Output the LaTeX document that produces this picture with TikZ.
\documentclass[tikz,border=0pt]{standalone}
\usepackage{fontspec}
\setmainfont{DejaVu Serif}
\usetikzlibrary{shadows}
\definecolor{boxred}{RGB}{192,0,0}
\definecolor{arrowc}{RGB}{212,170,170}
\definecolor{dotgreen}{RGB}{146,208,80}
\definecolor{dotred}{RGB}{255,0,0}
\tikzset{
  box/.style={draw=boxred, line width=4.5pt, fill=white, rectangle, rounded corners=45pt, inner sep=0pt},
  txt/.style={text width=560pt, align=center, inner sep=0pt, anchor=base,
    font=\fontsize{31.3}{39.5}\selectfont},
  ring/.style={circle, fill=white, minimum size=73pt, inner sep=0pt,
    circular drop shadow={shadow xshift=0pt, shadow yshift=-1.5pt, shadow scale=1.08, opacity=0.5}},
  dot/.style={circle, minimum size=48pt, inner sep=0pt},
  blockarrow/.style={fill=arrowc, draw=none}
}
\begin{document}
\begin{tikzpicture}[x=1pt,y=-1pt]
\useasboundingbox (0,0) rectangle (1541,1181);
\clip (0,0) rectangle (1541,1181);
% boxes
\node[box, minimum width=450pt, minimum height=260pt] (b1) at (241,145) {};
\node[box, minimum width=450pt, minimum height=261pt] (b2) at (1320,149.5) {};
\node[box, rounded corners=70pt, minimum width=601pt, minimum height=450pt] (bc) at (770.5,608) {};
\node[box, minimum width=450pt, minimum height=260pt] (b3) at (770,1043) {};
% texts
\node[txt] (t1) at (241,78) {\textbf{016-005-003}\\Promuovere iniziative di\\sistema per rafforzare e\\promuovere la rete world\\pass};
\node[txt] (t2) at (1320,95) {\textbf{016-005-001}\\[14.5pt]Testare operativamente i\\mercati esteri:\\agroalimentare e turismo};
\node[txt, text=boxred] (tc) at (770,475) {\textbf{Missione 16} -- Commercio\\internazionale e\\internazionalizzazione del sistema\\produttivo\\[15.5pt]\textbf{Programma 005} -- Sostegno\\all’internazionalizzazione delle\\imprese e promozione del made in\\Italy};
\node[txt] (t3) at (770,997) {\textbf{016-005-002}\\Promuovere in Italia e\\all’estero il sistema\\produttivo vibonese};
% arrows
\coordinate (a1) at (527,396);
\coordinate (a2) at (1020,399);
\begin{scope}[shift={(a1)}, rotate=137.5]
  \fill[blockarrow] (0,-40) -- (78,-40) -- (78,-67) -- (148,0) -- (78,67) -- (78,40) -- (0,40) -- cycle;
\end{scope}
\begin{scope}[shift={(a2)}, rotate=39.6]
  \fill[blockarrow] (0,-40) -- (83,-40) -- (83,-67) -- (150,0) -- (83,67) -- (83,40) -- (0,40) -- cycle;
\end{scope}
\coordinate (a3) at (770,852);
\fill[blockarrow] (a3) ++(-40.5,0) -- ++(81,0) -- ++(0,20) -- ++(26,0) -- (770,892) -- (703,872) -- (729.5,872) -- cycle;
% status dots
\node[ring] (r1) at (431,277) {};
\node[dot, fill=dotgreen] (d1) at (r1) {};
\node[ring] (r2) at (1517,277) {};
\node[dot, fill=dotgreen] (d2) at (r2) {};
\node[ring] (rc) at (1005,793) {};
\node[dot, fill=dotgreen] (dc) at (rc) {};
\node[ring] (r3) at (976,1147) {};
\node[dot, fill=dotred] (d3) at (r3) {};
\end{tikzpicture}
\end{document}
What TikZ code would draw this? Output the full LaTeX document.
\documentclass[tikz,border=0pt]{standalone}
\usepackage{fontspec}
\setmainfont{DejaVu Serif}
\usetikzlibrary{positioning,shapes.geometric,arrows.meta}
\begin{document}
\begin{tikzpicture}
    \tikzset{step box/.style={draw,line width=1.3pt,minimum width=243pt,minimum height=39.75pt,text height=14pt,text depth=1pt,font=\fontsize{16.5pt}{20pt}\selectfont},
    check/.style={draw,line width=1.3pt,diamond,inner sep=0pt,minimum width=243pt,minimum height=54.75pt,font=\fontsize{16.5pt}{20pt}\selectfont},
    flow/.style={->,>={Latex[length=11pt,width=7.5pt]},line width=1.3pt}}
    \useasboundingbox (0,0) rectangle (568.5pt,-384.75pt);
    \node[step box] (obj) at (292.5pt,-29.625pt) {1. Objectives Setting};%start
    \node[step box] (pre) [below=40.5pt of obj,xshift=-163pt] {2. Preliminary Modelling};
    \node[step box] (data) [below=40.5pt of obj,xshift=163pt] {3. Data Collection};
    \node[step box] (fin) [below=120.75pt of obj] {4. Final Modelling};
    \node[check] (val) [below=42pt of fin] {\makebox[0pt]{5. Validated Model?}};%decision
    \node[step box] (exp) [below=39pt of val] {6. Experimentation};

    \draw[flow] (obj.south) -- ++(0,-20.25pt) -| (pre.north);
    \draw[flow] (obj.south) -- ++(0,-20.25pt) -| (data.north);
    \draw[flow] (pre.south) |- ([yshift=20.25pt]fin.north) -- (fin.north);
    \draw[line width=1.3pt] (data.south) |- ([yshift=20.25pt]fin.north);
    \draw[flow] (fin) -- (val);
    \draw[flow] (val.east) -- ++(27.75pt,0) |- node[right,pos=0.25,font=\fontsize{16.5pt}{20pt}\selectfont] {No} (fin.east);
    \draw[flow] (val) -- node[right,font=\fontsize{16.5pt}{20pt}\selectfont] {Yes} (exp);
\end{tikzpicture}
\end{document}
---
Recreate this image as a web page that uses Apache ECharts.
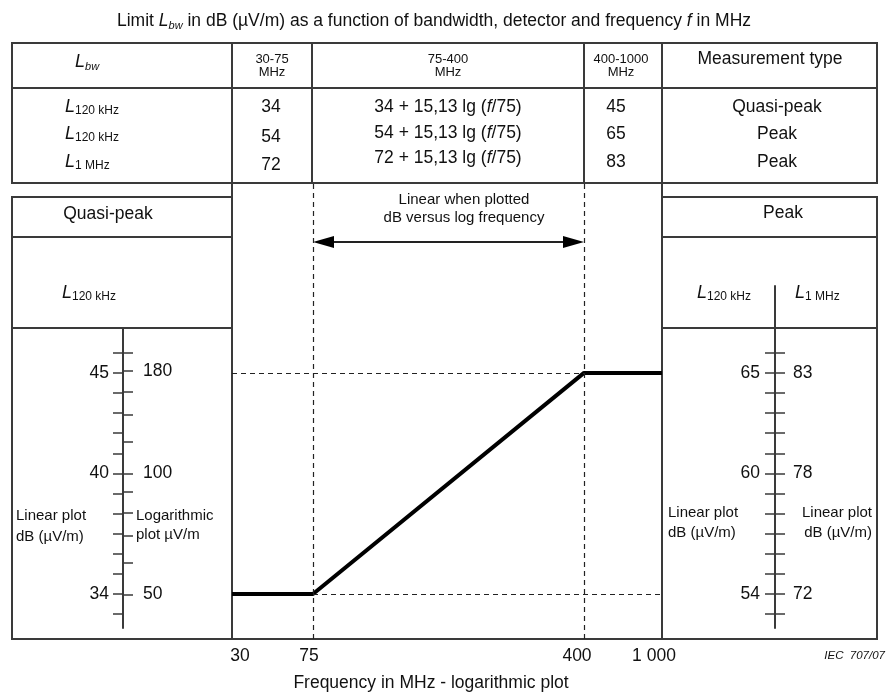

● **Aim of the task**
From the entries above, copy out every line where the string "this" appears.

● **Problem solution**
Output the LaTeX document that produces this picture with TikZ.
What TikZ code would draw this? Output the full LaTeX document.
Recreate this image as a web page that uses Apache ECharts.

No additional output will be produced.